__GIVEN EXERCISE__
Print, word for word, the opening line of the data below and every line after it through the line that contains "Chart.defaults.color = '#000'", but not the pictures.

═════ SOURCE MATERIAL ═════

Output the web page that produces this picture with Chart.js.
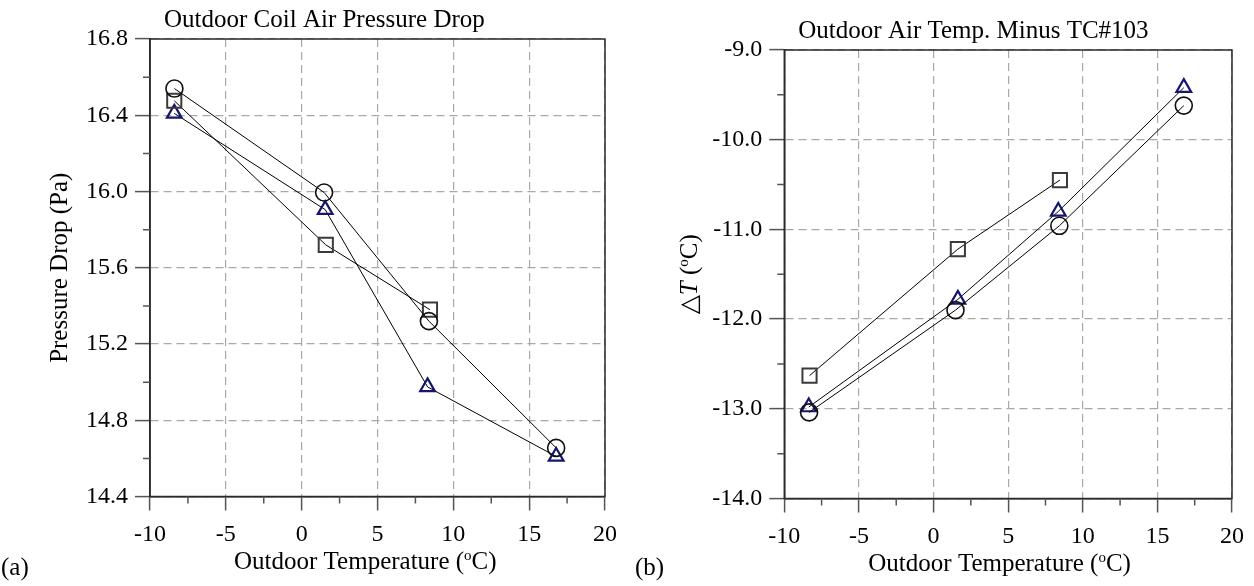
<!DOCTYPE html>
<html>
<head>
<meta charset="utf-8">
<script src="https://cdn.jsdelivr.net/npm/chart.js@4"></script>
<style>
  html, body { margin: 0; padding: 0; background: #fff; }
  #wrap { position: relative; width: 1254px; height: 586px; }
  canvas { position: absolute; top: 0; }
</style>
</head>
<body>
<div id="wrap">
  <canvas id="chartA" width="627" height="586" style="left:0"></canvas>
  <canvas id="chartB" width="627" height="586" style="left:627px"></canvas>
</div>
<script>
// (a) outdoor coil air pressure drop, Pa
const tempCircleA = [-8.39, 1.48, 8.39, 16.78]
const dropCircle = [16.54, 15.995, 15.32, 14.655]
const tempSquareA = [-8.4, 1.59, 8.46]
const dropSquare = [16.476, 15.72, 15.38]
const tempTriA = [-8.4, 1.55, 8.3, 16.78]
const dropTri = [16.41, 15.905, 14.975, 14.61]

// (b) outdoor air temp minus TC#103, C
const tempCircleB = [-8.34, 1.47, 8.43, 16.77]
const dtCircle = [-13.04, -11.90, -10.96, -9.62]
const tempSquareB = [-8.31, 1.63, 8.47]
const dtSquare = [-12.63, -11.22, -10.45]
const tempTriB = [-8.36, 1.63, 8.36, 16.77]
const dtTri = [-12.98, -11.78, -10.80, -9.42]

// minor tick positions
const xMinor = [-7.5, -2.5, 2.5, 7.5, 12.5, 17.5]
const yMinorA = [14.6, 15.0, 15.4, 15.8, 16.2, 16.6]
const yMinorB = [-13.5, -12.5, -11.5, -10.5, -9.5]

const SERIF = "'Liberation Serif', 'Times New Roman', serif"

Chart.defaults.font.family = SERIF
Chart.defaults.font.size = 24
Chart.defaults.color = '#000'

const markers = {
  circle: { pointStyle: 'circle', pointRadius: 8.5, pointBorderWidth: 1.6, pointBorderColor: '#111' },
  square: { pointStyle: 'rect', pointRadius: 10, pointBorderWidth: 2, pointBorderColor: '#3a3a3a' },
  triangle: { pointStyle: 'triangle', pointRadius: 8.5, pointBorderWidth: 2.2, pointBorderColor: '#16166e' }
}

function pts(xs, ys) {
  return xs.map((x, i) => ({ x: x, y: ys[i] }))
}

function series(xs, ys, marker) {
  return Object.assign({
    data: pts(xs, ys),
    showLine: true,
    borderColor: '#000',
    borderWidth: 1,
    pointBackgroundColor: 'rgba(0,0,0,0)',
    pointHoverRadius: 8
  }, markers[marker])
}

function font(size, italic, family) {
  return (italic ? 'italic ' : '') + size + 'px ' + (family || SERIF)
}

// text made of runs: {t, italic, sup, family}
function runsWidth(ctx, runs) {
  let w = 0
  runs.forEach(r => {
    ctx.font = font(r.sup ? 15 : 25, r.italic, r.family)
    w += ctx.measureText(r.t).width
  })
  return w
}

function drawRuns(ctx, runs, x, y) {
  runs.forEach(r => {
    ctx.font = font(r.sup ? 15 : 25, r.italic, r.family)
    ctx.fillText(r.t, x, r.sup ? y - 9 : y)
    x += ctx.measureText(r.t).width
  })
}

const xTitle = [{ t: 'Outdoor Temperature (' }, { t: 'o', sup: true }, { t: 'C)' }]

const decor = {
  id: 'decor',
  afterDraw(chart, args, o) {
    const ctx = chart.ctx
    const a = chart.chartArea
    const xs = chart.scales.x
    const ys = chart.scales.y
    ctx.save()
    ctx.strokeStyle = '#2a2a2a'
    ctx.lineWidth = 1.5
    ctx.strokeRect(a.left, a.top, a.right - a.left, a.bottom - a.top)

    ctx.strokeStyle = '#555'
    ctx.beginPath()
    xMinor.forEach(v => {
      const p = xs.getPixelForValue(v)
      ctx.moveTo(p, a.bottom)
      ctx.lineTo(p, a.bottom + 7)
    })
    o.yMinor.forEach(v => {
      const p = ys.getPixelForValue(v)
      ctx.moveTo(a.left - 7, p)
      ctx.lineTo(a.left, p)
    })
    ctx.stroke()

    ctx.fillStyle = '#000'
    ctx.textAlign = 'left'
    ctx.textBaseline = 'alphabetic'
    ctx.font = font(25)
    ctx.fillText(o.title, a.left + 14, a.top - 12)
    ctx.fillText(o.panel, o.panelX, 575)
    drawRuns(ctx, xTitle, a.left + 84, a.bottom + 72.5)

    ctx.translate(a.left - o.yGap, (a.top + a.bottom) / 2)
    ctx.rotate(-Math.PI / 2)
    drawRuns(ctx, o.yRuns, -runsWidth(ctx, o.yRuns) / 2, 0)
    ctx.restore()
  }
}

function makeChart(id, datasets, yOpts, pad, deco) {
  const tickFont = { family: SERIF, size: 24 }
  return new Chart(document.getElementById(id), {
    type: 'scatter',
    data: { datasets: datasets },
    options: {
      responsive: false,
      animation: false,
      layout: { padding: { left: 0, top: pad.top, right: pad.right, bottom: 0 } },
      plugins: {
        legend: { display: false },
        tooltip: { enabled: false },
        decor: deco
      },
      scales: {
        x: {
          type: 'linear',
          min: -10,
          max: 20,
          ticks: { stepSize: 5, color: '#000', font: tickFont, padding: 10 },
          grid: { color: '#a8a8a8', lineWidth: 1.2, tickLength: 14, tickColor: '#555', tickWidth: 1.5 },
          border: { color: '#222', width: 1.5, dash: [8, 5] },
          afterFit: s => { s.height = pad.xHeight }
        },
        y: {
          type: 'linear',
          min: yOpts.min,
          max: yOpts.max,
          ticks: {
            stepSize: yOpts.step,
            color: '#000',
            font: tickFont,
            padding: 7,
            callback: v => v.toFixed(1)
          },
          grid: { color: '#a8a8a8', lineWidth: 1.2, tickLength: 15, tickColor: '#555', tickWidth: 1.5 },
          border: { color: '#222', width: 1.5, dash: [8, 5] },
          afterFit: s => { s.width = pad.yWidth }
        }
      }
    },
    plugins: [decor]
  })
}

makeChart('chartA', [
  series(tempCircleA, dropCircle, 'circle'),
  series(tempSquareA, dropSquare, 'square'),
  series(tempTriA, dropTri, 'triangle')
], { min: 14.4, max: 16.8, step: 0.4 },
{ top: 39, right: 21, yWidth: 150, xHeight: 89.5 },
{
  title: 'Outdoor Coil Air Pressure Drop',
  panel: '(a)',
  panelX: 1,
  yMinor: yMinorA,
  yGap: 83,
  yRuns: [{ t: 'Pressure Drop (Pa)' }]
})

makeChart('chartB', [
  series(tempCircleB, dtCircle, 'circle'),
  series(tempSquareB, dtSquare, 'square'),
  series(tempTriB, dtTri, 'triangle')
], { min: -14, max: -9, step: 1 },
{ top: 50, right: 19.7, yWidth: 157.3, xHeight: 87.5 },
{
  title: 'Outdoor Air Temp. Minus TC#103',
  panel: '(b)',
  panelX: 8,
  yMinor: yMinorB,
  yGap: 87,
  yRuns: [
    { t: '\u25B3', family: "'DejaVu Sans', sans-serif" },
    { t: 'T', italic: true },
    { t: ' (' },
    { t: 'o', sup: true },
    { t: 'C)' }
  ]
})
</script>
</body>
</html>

═════

__RESULT OF THIS TASK__
Output the web page that produces this picture with Chart.js.
<!DOCTYPE html>
<html>
<head>
<meta charset="utf-8">
<script src="https://cdn.jsdelivr.net/npm/chart.js@4"></script>
<style>
  html, body { margin: 0; padding: 0; background: #fff; }
  #wrap { position: relative; width: 1254px; height: 586px; }
  canvas { position: absolute; top: 0; }
</style>
</head>
<body>
<div id="wrap">
  <canvas id="chartA" width="627" height="586" style="left:0"></canvas>
  <canvas id="chartB" width="627" height="586" style="left:627px"></canvas>
</div>
<script>
// (a) outdoor coil air pressure drop, Pa
const tempCircleA = [-8.39, 1.48, 8.39, 16.78]
const dropCircle = [16.54, 15.995, 15.32, 14.655]
const tempSquareA = [-8.4, 1.59, 8.46]
const dropSquare = [16.476, 15.72, 15.38]
const tempTriA = [-8.4, 1.55, 8.3, 16.78]
const dropTri = [16.41, 15.905, 14.975, 14.61]

// (b) outdoor air temp minus TC#103, C
const tempCircleB = [-8.34, 1.47, 8.43, 16.77]
const dtCircle = [-13.04, -11.90, -10.96, -9.62]
const tempSquareB = [-8.31, 1.63, 8.47]
const dtSquare = [-12.63, -11.22, -10.45]
const tempTriB = [-8.36, 1.63, 8.36, 16.77]
const dtTri = [-12.98, -11.78, -10.80, -9.42]

// minor tick positions
const xMinor = [-7.5, -2.5, 2.5, 7.5, 12.5, 17.5]
const yMinorA = [14.6, 15.0, 15.4, 15.8, 16.2, 16.6]
const yMinorB = [-13.5, -12.5, -11.5, -10.5, -9.5]

const SERIF = "'Liberation Serif', 'Times New Roman', serif"

Chart.defaults.font.family = SERIF
Chart.defaults.font.size = 24
Chart.defaults.color = '#000'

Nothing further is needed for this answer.